Lo que no se puede hacer es decirlo. Y es que lo que más detesta un caudillo
totalitarista, y por lo que pone más empeño en destruir, es la libertad. En las
dictaduras no gustan los hombres libres y serlo o por lo menos sentirse se paga
con la vida.
Aquellos
que por la fuerza se adueñan de un país, creen que solo lo que ellos piensan es
correcto, y por eso piensan que cualquier forma de llevarles la contra es un
atentado contra el bien común.
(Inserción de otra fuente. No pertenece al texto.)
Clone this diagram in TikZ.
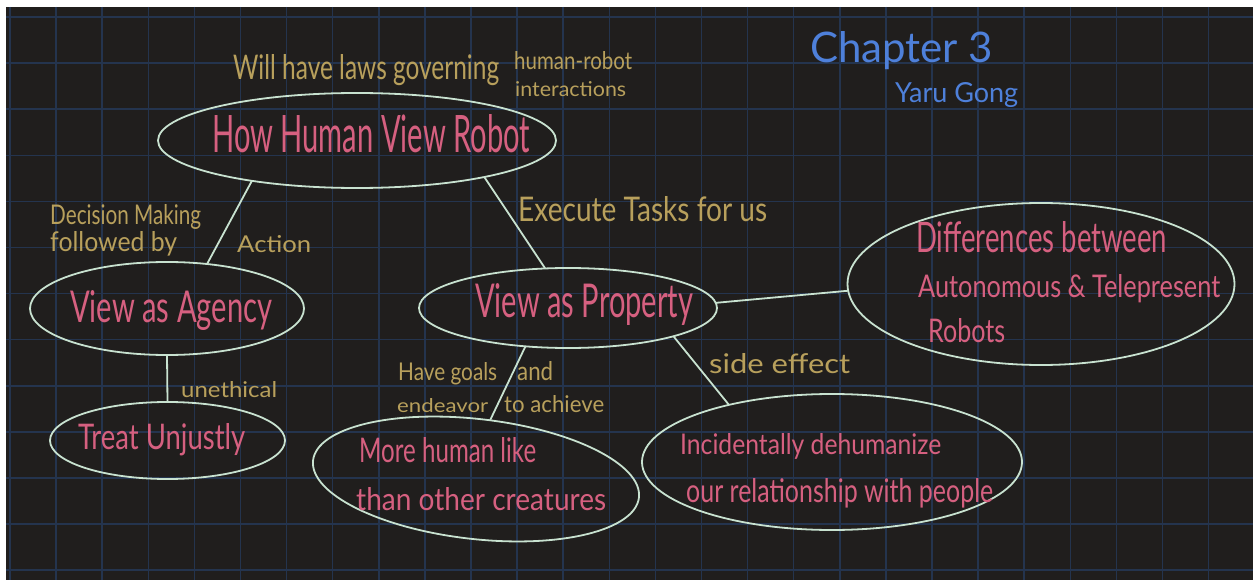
\documentclass[tikz,border=0pt]{standalone}
\usepackage{graphicx}
\usepackage{fontspec}
\setmainfont{Lato}
\usetikzlibrary{shapes.geometric}

\definecolor{board}{RGB}{32,30,29}
\definecolor{gridblue}{RGB}{36,52,78}
\definecolor{rim}{RGB}{200,226,208}
\definecolor{rose}{RGB}{214,96,128}
\definecolor{ochre}{RGB}{184,160,92}
\definecolor{ink}{RGB}{78,128,218}

% text squeezed into a box of given width and height (in pt)
\newcommand{\scribble}[3]{\resizebox{#1pt}{#2pt}{#3}}

\tikzset{
  bubble/.style={draw=rim, line width=1.8pt, ellipse, inner sep=0pt, outer sep=0pt},
  link/.style={draw=rim, line width=1.8pt},
  topic/.style={text=rose, inner sep=0pt, anchor=base west},
  note/.style={text=ochre, inner sep=0pt, anchor=base west},
  sign/.style={text=ink, inner sep=0pt, anchor=base west},
  gridline/.style={draw=gridblue, line width=1.5pt}
}

\begin{document}
\begin{tikzpicture}[x=1pt,y=-1pt]
\useasboundingbox (0,0) rectangle (1253,580);
\fill[white] (0,0) rectangle (1253,580);
\fill[board] (6,7) rectangle (1253,580);

% squared paper
\begin{scope}
  \clip (6,7) rectangle (1253,580);
  \foreach \k in {0,...,26} \draw[gridline] ({10+46.1*\k},7) -- ({10+46.1*\k},580);
  \foreach \k in {0,...,12} \draw[gridline] (6,{17+46.1*\k}) -- (1253,{17+46.1*\k});
\end{scope}

% bubbles
\node[bubble, minimum width=398pt, minimum height=95pt] (hhvr) at (357,140.5) {};
\node[bubble, minimum width=274pt, minimum height=93pt] (agency) at (167,308.5) {};
\node[bubble, minimum width=235pt, minimum height=77pt] (treat) at (167.5,440.5) {};
\node[bubble, minimum width=298pt, minimum height=80pt] (vap) at (568,308) {};
\node[bubble, minimum width=387pt, minimum height=162pt] (diff) at (1041,284) {};
\node[bubble, minimum width=328pt, minimum height=120pt, rotate=-6.5] (more) at (476,479) {};
\node[bubble, minimum width=380pt, minimum height=136pt] (incid) at (832,462) {};

% connectors
\draw[link] (hhvr.201) -- (agency.48);
\draw[link] (hhvr.344) -- (vap.120);
\draw[link] (agency.south) -- (treat.north);
\draw[link] (vap.2) -- (diff.182);
\draw[link] (vap.222) -- (more.83);
\draw[link] (vap.345) -- (incid.151);

% bubble texts
\node[topic] (thhvr) at (212,153) {\scribble{318}{38}{How Human View Robot}};
\node[topic] (tagency) at (70,322) {\scribble{202}{32}{View as Agency}};
\node[topic] (ttreat) at (78,449) {\scribble{167}{26}{Treat Unjustly}};
\node[topic] (tvap) at (475,317) {\scribble{218}{34}{View as Property}};
\node[topic] (tdiffa) at (916,253) {\scribble{251}{31}{Differences between}};
\node[topic] (tdiffb) at (918,298) {\scribble{302}{23}{Autonomous \& Telepresent}};
\node[topic] (tdiffc) at (928,342) {\scribble{77}{24}{Robots}};
\node[topic] (tmorea) at (359,462) {\scribble{177}{25}{More human like}};
\node[topic] (tmoreb) at (356,510) {\scribble{250}{23}{than other creatures}};
\node[topic] (tincida) at (680,454) {\scribble{261}{21}{Incidentally dehumanize}};
\node[topic] (tincidb) at (686,502) {\scribble{307}{24}{our relationship with people}};

% connector notes
\node[note] (nlawsa) at (233,80) {\scribble{266}{25}{Will have laws governing}};
\node[note] (nlawsb) at (514,70) {\scribble{118}{18}{human-robot}};
\node[note] (nlawsc) at (515,97) {\scribble{111}{15}{interactions}};
\node[note] (ndeca) at (50,225) {\scribble{151}{20}{Decision Making}};
\node[note] (ndecb) at (50,252) {\scribble{127}{20}{followed by}};
\node[note] (nact) at (237,253) {\scribble{74}{17}{Action}};
\node[note] (nexec) at (518,222) {\scribble{249}{25}{Execute Tasks for us}};
\node[note] (nuneth) at (181,397) {\scribble{96}{16}{unethical}};
\node[note] (ngoala) at (398,380) {\scribble{99}{18}{Have goals}};
\node[note] (ngoalb) at (517,380) {\scribble{36}{19}{and}};
\node[note] (ngoalc) at (397,412) {\scribble{91}{14}{endeavor}};
\node[note] (ngoald) at (504,412) {\scribble{100}{17}{to achieve}};
\node[note] (nside) at (709,373) {\scribble{141}{20}{side effect}};

% heading
\node[sign] (chap) at (810,63) {\scribble{183}{31}{Chapter 3}};
\node[sign] (auth) at (895,103) {\scribble{123}{20}{Yaru Gong}};
\end{tikzpicture}
\end{document}
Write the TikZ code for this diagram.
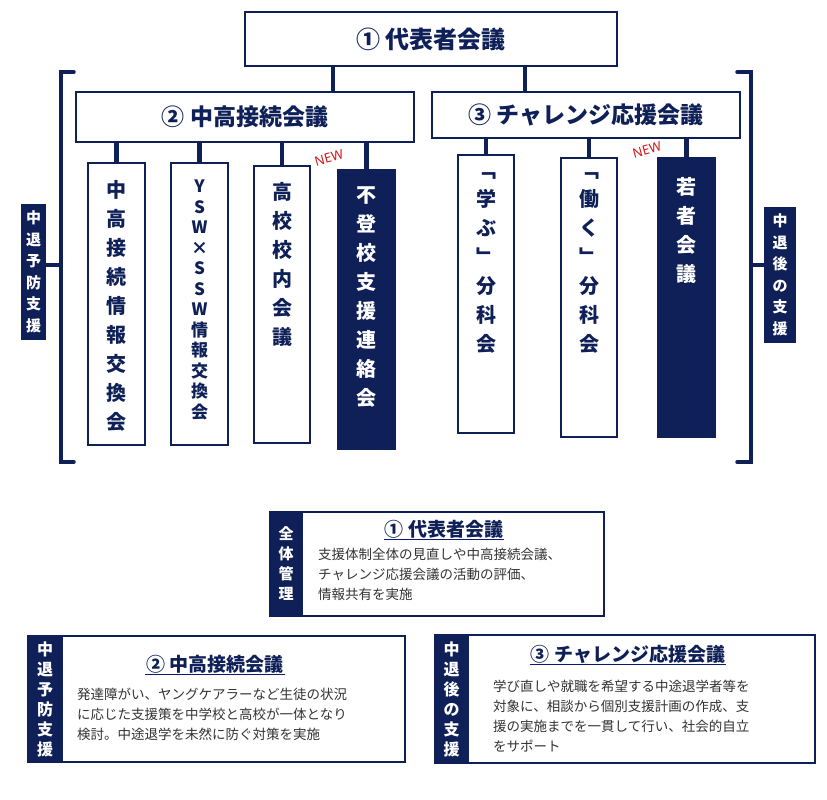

El poder a esas alturas enloquece y un caudillo
que lo posee no ve ningún mal en sacrificar a unos cuantos miles - o millones
según haga falta y se disponga de víctimas- para lograr los objetivos que le
dicta su conciencia.
Es
por eso que una dictadura es el extremo al que puede llegar el Estado en su
milenaria lucha contra la libertad, porque en ellas se cometen los peores
crímenes contra seres humanos inocentes, que la mayoría de las veces sólo
buscan vivir y dejar vivir, trabajar, educar a sus hijos, en suma, la
facilidad, pero eso para el Estado muchas veces es un crimen.
Los
que integran el Estado, en todos los niveles de la pirámide, jamás en ninguna
parte del mundo han permitido a un pueblo intentar hallar la felicidad si ellos
no son felices primero. El día que los integrantes de un Estado sean mendigos,
será porque anteriormente ya mataron a los contribuyentes de hambre.